The Higher Learning Commission, a college accreditation agency, has cleared the way for the $1.1 billion sale of Apollo Education Group, owner of the University of Phoenix, Western International University and College for Financial Planning, to a group of investors.
The commission notified Apollo on Monday that it voted in favor of an application filed by the for-profit colleges to ensure they remain accredited after investors assume control of the parent company, according to a regulatory filing. All three institutions must submit quarterly reports to the commission detailing such things as enrollment, quarterly financials and student retention rates.
“With the receipt of this approval, we have obtained all educational regulatory approvals required,” Apollo said in the regulatory filing. The company anticipates completing the deal in February, subject to satisfying all other closing conditions.
The purchase of one of the largest for-profit education companies has been met with criticism because of the involvement of Vistria Group, a private equity firm run by former president Barack Obama’s friend Marty Nesbitt and former deputy education secretary Tony Miller. Vistria is among a consortium of investors bidding to take the publicly traded Apollo private, but its ties to the Obama administration sparked controversy over the Education Department’s objectivity in approving the deal.
The Obama administration made holding for-profit colleges accountable for poor student outcomes and abusive practices a cornerstone of its higher education policy. Phoenix, like other for-profit schools, has been battered by government investigations, heightened federal regulation and poor enrollment.
In December, the Education Department sent the presidents of Phoenix and Western a litany of conditions that must be met by the new owners for the schools to remain in the federal student aid program. Chief among them is a request that investors provide a letter of credit from a bank assuring the availability of as much as $385 million, roughly 25 percent of the federal loans and grants the schools receive. The letter is meant to protect students and taxpayers if the school is unable to cover federal student-aid liabilities.
Education officials also said the schools will not be allowed to add any new programs, must cap enrollment levels, submit projected cash flow statements, produce monthly student rosters, alert the department to any investigations and commit to a recruitment standard, among other things. Many of the requests would essentially place the same demands on the soon-to-be private company as a publicly traded outfit.

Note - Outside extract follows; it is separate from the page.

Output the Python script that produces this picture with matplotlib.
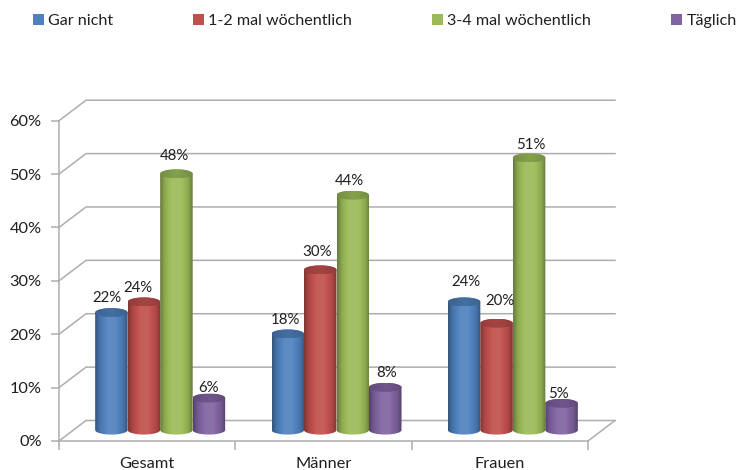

In a statement, the Higher Learning Commission said its board approved the application with the conditions imposed by the Education Department in mind. The commission is also requiring each school to host a peer review visit within six months of the transaction closing.
Almost a year has passed since Apollo first announced that a group of investors, including funds affiliated with Apollo Group Management and Najafi Cos., were offering $9.50 a share in cash for the outstanding shares of the company. The group upped the acquisition price to $10 per share in May, which represents a 52 percent premium over Apollo’s closing price on Jan. 8, 2016, when the board of directors said it was considering its options.
The deal has been blessed by Apollo’s board and shareholders. Once the transaction is completed, Miller, chief operating officer of Vistria, will become chairman of the Apollo board. He served as deputy secretary at the Department of Education from 2009 to 2013.